RCS Personal Loan Review
We review RCS personal loans in South Africa, including R2,000 to R300,000, 12 to 60 month terms, fees, eligibility, customer protection cover, and contact details.
Review basis: This page has been checked against official RCS personal-loan, how-to-apply, FAQ, contact, homepage disclosure, and loan terms and conditions pages. This is informational content, not financial, legal, tax, or debt-counselling advice.
Summary of RCS
- RCS should be understood primarily as a named South African registered credit provider offering regulated personal credit, not as an anonymous lead form, because it publishes its own product terms, application steps, customer-service channels, and ombud disclosure on its official homepage, contact, and personal-loan pages.
- The current official product page presents an RCS personal loan of R2,000 up to R300,000, with a repayment term of 12 to 60 months, and states that the interest rate is fixed for the term of the loan once assessed.
- RCS markets interest from 15%, but says this is based on your individual assessment, so the final offer depends on your own profile rather than on a blanket headline promise.
- RCS says you can apply if you are 18 years or older, have a South African ID or driver’s licence, a South African bank account, are employed, and earn R3,000 or more per month, with proof-of-income documentation, according to its official personal-loan and FAQ pages.
- RCS presents the process as a paperless online application with a provisional answer in minutes or seconds, and says that once approved the loan is paid into your bank account within 24 hours. That timing should still be read as conditional on approval, documents, and internal processing. See the official how-to-apply page.
- The current public pages do not present one simple universal fee card for all borrowers. Instead, RCS says your loan cost can include interest, a once-off initiation fee, and a monthly service fee, all set out in the loan agreement and statements, according to the official FAQ.
- RCS also presents Customer Protection Insurance on its loan pages, and its official FAQ and loan terms and conditions explain the cover structure and when CPI applies, so borrowers should verify exactly how cover, premium, waiver, or substitution will work in their own written pre-agreement before accepting.

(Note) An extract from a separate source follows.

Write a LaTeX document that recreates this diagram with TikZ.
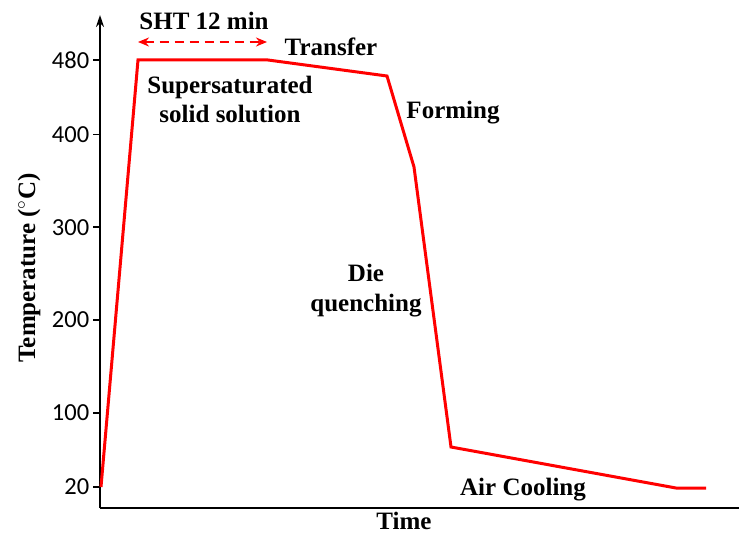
\documentclass[tikz,border=0pt]{standalone}
\usepackage{fontspec}
\setmainfont{Liberation Serif}
\newfontfamily\tickfont{Carlito}
\usetikzlibrary{arrows.meta}
\tikzset{
  lbl/.style={font=\fontsize{25}{27}\selectfont\bfseries, align=center},
  curve/.style={red, line width=3pt, line join=miter},
}
\begin{document}
\begin{tikzpicture}[>=Stealth, x=1pt, y=-1pt]
\useasboundingbox (0,0) rectangle (739,535);
% axes
\coordinate (o) at (100,508);
\coordinate (ytop) at (100,15);
\coordinate (xend) at (739,508);
\draw[line width=2pt, -{Stealth[length=12pt,width=8pt]}] (o)--(ytop);
\draw[line width=2pt] (o)--(xend);
\foreach \t in {20,100,200,300,400,480}
  \draw[line width=1.5pt] (93,{487-(\t-20)*0.928})--(100,{487-(\t-20)*0.928})
    node[left=1pt, font=\tickfont\fontsize{24.5}{26}\selectfont, inner sep=2pt] (tick\t) at (93,{487-(\t-20)*0.928}) {\t};
\node[lbl, rotate=90] (ylabel) at (29,268) {Temperature ($^\circ$C)};
\node[lbl, inner sep=0pt] (xlabel) at (404,521) {Time};
% heat treatment path
\coordinate (p0) at (101,487);
\coordinate (p1) at (138,60);
\coordinate (p2) at (268,60);
\coordinate (p3) at (387,76);
\coordinate (p4) at (414,167);
\coordinate (p5) at (451,447);
\coordinate (p6) at (676,488);
\coordinate (p7) at (706,488);
\draw[curve] (p0)--(p1)--(p2)--(p3)--(p4)--(p5)--(p6)--(p7);
% SHT span
\coordinate (sa) at (138,42);
\coordinate (sb) at (267,42);
\draw[red, line width=2pt, dash pattern=on 9pt off 6pt, {Stealth[length=11pt,width=9pt]}-{Stealth[length=11pt,width=9pt]}] (sa)--(sb);
\node[lbl] (sht) at (204,21) {SHT 12 min};
\node[lbl] (transfer) at (331,47) {Transfer};
\node[lbl] (sss) at (230,99) {Supersaturated\\[2pt]solid solution};
\node[lbl] (forming) at (453,113) {Forming};
\node[lbl] (quench) at (366,291) {Die\\[3pt]quenching};
\node[lbl] (air) at (523,490) {Air Cooling};
\end{tikzpicture}
\end{document}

- RCS publishes direct support and escalation routes, including loan enquiries, fraud reporting, and National Financial Ombud Scheme contact details, on its official contact page.
Table of contents
- Minimum qualifying criteria
- Who this is for / not for
- How the process works
- Questions to ask before signing
- Pros & Cons
- Fees
- Conclusion
- FAQs
- Contact
LoansFind Founder Alexander Balanoff shares his comments about RCS
“What stands out to me about RCS is how easy it is for a borrower to focus on the speed of the process and miss the part that actually matters: the debit order that starts hitting the account every month after the loan is live. From an operational point of view, that is where I would want people to slow down. The key check is not whether the application feels simple. It is whether the final repayment still fits properly after rent, food, transport, insurance, and every other debit order already in the month. I have seen real cases where borrowers looked only at the monthly instalment, signed too quickly, and only later felt the pressure once the service fee, initiation cost, and overall repayment burden became real in their budget, which is exactly why the written agreement and RCS fee disclosures matter so much. My caution is simple: read the written offer line by line before accepting and judge the loan on total cost and monthly affordability, not on speed alone. If the repayment still leaves genuine room to breathe each month, RCS can be a practical option.”
Minimum qualifying criteria
RCS’s public pages position the product as regulated personal credit for employed adults with income who can pass affordability and credit checks, not as open-access cash with no screening. The published threshold is not “anyone can apply and get approved”; RCS sets baseline criteria and says the final outcome depends on your individual assessment, according to its personal-loan and FAQ pages.
- You are 18 years or older.
- You have a South African ID or driver’s licence.
- You have a South African bank account.
- You are employed and earn R3,000 or more per month.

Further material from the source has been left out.